QE4PE: Word-level Quality Estimation for Human Post-Editing
Gabriele Sarti, Vilém Zouhar, Grzegorz Chrupała, Ana Guerberof-Arenas, Malvina Nissim, Arianna Bisazza
2025-03-06
Summary
This paper talks about QE4PE, a method that helps identify errors in machine-translated text at the word level, making it easier for humans to edit and improve translations.
What's the problem?
Machine translations often have mistakes, and while there are tools to find these errors, they haven't been tested enough to see how much they actually help professional editors work faster or produce better results. This creates a gap between how accurate these tools are and how useful they are in real-world editing tasks.
What's the solution?
The researchers studied how word-level error detection impacts human editing by testing it with 42 professional editors working on translations in two languages. They compared different methods of highlighting errors, including ones based on AI predictions and others based on uncertainty. They measured how these methods affected editing speed and quality, finding that factors like the type of text and the editor's speed influenced how helpful the highlights were.
Why it matters?
This matters because it bridges the gap between AI tools and professional workflows, showing how error detection can make editing more efficient. By improving these tools, it could lead to faster, higher-quality translations in industries like publishing, business, and international communication.
Abstract
Word-level quality estimation (QE) detects erroneous spans in machine translations, which can direct and facilitate human post-editing. While the accuracy of word-level QE systems has been assessed extensively, their usability and downstream influence on the speed, quality and editing choices of human post-editing remain understudied.
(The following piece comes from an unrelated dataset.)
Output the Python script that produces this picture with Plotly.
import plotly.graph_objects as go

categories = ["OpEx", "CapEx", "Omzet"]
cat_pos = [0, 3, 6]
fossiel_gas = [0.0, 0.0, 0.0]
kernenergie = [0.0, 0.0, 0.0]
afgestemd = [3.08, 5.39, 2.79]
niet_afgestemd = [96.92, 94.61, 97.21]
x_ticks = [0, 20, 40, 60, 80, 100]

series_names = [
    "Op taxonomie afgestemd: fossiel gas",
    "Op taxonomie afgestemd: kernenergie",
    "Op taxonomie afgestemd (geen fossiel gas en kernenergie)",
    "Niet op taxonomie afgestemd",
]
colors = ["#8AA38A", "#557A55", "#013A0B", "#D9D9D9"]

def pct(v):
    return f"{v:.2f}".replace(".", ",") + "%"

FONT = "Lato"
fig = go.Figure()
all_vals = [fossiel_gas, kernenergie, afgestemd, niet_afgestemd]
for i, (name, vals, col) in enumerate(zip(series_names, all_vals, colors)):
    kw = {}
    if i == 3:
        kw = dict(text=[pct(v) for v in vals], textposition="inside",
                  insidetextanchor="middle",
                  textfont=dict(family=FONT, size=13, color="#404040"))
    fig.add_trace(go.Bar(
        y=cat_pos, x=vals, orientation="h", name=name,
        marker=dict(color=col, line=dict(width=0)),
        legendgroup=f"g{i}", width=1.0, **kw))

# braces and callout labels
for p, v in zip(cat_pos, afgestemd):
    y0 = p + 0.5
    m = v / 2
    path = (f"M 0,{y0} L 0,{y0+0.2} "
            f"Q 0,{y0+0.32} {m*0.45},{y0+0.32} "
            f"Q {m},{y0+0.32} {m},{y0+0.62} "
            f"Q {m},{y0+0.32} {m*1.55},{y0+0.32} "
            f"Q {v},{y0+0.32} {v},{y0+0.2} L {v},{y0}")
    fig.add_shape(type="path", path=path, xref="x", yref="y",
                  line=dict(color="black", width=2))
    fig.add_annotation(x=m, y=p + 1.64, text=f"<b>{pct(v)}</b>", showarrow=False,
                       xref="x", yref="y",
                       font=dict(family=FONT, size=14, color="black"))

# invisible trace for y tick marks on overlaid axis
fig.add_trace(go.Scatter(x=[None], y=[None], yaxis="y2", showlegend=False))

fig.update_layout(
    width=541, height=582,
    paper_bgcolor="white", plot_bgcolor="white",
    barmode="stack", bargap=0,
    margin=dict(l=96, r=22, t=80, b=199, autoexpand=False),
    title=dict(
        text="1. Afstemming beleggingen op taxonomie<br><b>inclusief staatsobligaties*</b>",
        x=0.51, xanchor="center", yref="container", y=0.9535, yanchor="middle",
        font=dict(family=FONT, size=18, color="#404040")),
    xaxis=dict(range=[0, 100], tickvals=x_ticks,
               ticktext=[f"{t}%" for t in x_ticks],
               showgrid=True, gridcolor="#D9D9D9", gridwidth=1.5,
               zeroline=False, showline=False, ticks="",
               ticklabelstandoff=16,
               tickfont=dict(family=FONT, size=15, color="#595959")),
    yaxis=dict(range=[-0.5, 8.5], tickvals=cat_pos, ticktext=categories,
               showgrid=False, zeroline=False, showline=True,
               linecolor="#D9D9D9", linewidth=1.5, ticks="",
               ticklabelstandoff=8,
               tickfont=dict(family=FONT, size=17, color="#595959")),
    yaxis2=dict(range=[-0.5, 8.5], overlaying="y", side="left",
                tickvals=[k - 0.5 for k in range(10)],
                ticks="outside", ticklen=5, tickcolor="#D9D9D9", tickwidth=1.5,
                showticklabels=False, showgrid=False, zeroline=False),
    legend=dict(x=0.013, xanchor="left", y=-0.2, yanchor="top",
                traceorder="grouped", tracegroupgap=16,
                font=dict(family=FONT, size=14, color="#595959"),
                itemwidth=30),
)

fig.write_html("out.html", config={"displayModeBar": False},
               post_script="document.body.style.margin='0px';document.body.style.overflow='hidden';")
Our QE4PE study investigates the impact of word-level QE on machine translation (MT) post-editing in a realistic setting involving 42 professional post-editors across two translation directions. We compare four error-span highlight modalities, including supervised and uncertainty-based word-level QE methods, for identifying potential errors in the outputs of a state-of-the-art neural MT model. Post-editing effort and productivity are estimated by behavioral logs, while quality improvements are assessed by word- and segment-level human annotation. We find that domain, language and editors' speed are critical factors in determining highlights' effectiveness, with modest differences between human-made and automated QE highlights underlining a gap between accuracy and usability in professional workflows.